News: Mit Unkrautmitteln gegen Malaria?
Auch wenn es seltsam klingen mag, ist die neue Waffe gegen die Apicomplexa ein gewöhnliches Herbizid. Rima McLeod vom Michael Reese Hospital and Medical Center und der University of Chicago hat mit ihren Kollegen herausgefunden, daß die Parasiten über einen biochemischen Stoffwechselweg verfügen, der bei Mikroorganismen und Pflanzen weit verbreitet ist, bei Säugetieren – und vor allem Menschen – aber nicht vorkommt. Der sogenannte Shikimatweg liefert nach Meinung der Wissenschaftler gut geeignete Ziele für therapeutische Stoffe.
Die Forscher vermuteten zum ersten Mal, daß der Shikimatweg in den Parasiten vorkommt, als sie erkannten, daß diese in bestimmten Phasen ihres Lebenszyklus Strukturen besaßen, die den Plastiden von Pflanzen sehr ähneln. In diesen laufen viele biochemische Vorgänge ab, bei denen zum Beispiel Stärke, Lipide, Folsäure und Aminosäuren synthetisiert werden. Beim Shikimatweg werden Vorstufen für Folsäure und einige wichtige Aminosäuren hergestellt, und er sollte daher in den Plastiden-artigen Strukturen der Apicomplexa lokalisiert sein.

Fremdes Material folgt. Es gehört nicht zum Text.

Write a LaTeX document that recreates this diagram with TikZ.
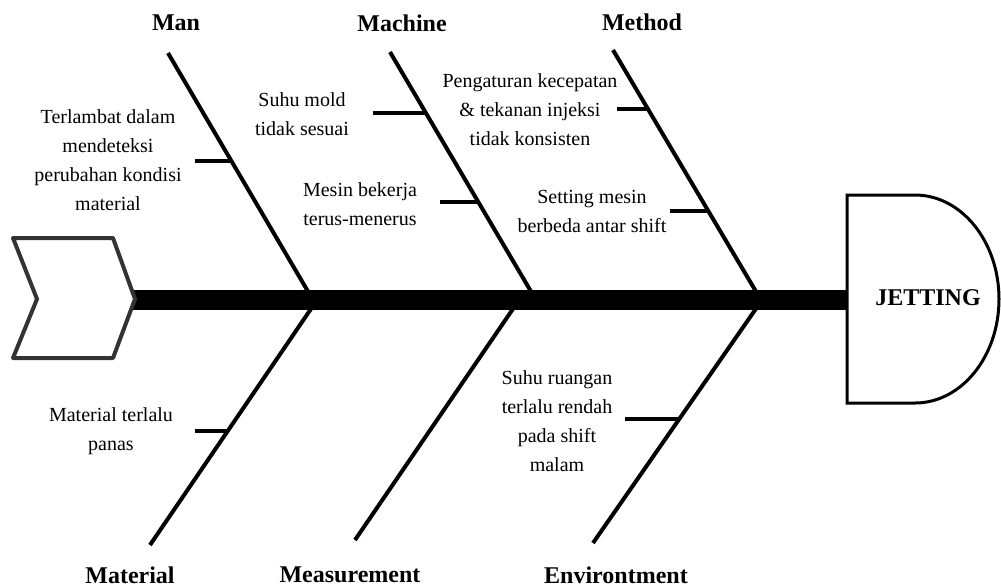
\documentclass[tikz,border=0pt]{standalone}
\usepackage{fontspec}
\setmainfont{Liberation Serif}
\usepackage{tikz}
\usetikzlibrary{positioning}
\usepackage{xcolor}

\begin{document}
\begin{tikzpicture}[x=0.5pt, y=-0.5pt,
    bone/.style={black, line width=2pt},
    cause/.style={align=center, font=\fontsize{10}{14.5}\selectfont},
    category/.style={font=\bfseries\fontsize{12}{14}\selectfont}]
    \useasboundingbox (0,0) rectangle (1001,586);
    % spine and the two ends
    \coordinate (tail) at (132,300);
    \coordinate (head) at (848,300);
    \draw[black, line width=10pt] (tail)--(head);
    \filldraw[fill=white, draw=black!80, line width=2pt, line join=round]
        (13,238)--(113,238)--(135,299)--(113,358)--(13,358)--(37,299)--cycle;
    \filldraw[fill=white, draw=black, line width=1.5pt]
        (847,195)--(915,195) arc[start angle=-90, end angle=90, x radius=84, y radius=104]
        --(847,403)--cycle;
    \node[font=\bfseries\fontsize{12}{14}\selectfont] (problem) at (928,298) {JETTING};
    % categories
    \node[category] (man) at (176,23) {Man};
    \node[category] (machine) at (402,23) {Machine};
    \node[category] (method) at (642,22) {Method};
    \node[category] (material) at (130,575) {Material};
    \node[category] (measurement) at (350,575) {Measurement};
    \node[category] (environment) at (616,575) {Environtment};
    % bones
    \coordinate (manT) at (168,53);     \coordinate (manS) at (313,300);
    \coordinate (machT) at (390,52);    \coordinate (machS) at (536,300);
    \coordinate (methT) at (613,50);    \coordinate (methS) at (761,300);
    \coordinate (matB) at (150,545);    \coordinate (matS) at (317,300);
    \coordinate (measB) at (355,540);   \coordinate (measS) at (519,300);
    \coordinate (envB) at (593,543);    \coordinate (envS) at (762,300);
    \draw[bone] (manT)--(manS);
    \draw[bone] (machT)--(machS);
    \draw[bone] (methT)--(methS);
    \draw[bone] (matB)--(matS);
    \draw[bone] (measB)--(measS);
    \draw[bone] (envB)--(envS);
    % causes
    \node[cause] (c1) at (108,160) {Terlambat dalam\\mendeteksi\\perubahan kondisi\\material};
    \node[cause] (c2) at (302,114) {Suhu mold\\tidak sesuai};
    \node[cause] (c3) at (360,204) {Mesin bekerja\\terus-menerus};
    \node[cause] (c4) at (530,110) {Pengaturan kecepatan\\\& tekanan injeksi\\tidak konsisten};
    \node[cause] (c5) at (592,211) {Setting mesin\\berbeda antar shift};
    \node[cause] (c6) at (111,431) {Material terlalu\\panas};
    \node[cause] (c7) at (557,421) {Suhu ruangan\\terlalu rendah\\pada shift\\malam};
    \coordinate (s1) at (195,161);  \coordinate (e1) at (231,161);
    \coordinate (s2) at (373,113);  \coordinate (e2) at (426,113);
    \coordinate (s3) at (440,202);  \coordinate (e3) at (478,202);
    \coordinate (s4) at (617,109);  \coordinate (e4) at (648,109);
    \coordinate (s5) at (670,211);  \coordinate (e5) at (708,211);
    \coordinate (s6) at (195,431);  \coordinate (e6) at (228,431);
    \coordinate (s7) at (625,419);  \coordinate (e7) at (679,419);
    \foreach \i in {1,...,7}
        \draw[bone] (s\i)--(e\i);
\end{tikzpicture}
\end{document}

Menschen nehmen die essentiellen Substanzen mit der Nahrung auf, doch Pflanzen und Mikroorganismen müssen sie selbst produzieren. Sie könnten daher sterben, wenn eines der Enzyme blockiert wird, welche die Reaktionen des Shikimatweges blockieren. Das verbreitete Pflanzenschutzmittel Glyphosat hemmt eines der Enzyme. In Versuchen mit Laborkulturen konnten McLeod und ihre Kollegen zeigen, daß Glyphosat so das Wachstum des Malariaerregers Plasmodium falciparum, von Toxoplasma gondii (dem Verursacher der Toxoplasmose) und von Cryptosporidium parvum, der die Durchfallerkrankung Cryptosporidiose hervorruft, verlangsamte. Unglücklicherweise wirkte Glyphosat nicht direkt tödlich auf die Parasiten, so daß eine zusätzliche Behandlung notwendig ist.
Um herauszufinden, welches der Produkte des Shikimatweges am wichtigsten für die Krankheitserreger ist, haben die Wissenschaftler die Kulturen mit Glyphosat behandelt und ihnen jeweils eine Aminosäure oder Folsäure zugesetzt. Auf diese Weise stellte sich heraus, daß die Mikroorganismen sehr empfindlich auf einen Mangel an Folsäure reagieren. Daher kombinierten die Forscher im nächsten Experiment das Herbizid mit einem konventionellen Mittel gegen Folsäure. Wie erwartet, wirkte diese Kombination in Versuchen an Toxoplasma gondii besser als ein einzelnes Präparat.
Ergebnisse an Laborkulturen liefern wichtige Hinweise, doch echte Infektionen lassen sich nur am ganzen Organismus verfolgen. Die Wissenschaftler infizierten darum Mäuse mit dem Toxoplasmose-Parasiten. Ohne Behandlung verläuft die Krankheit tödlich, und Anti-Folsäure-Medikamente alleine sind wirkungslos. Die Kombination mit Glyphosat rettete aber mehr als der Hälfte der infizierten Mäuse das Leben. Zudem deuten die Resultate an, daß die notwendige Menge Glyphosat noch keine nachteiligen Effekte auf das Mausgewebe hervorruft.
Auch für die anderen Enzyme des Shikimatweges in Toxoplasma gondii und Plasmodium falciparum haben McLeod und ihre Mitarbeiter wirksame Hemmstoffe gefunden, und sie suchen noch nach weiteren Behandlungs-Kombinationen. Außerdem haben sie die genetische Sequenz eines der Enzyme entschlüsselt und so die Grundlage für speziell angepaßte Wirkstoffe geschaffen.
Besonders AIDS-Patienten werden vermutlich von den neuen Erkenntnissen profitieren. Da ihr Immunsystem häufig unterdrückt wird, leiden sie an vielen opportunistischen Infektionen wie Lungenentzündung und Tuberkulose sowie an Infektionen mit Apicomplexae. Da alle Erreger dieser Krankheiten den Shikimatweg benutzen, besteht nun Hoffnung auf eine breit wirkende Behandlung vieler Sekundärinfektionen.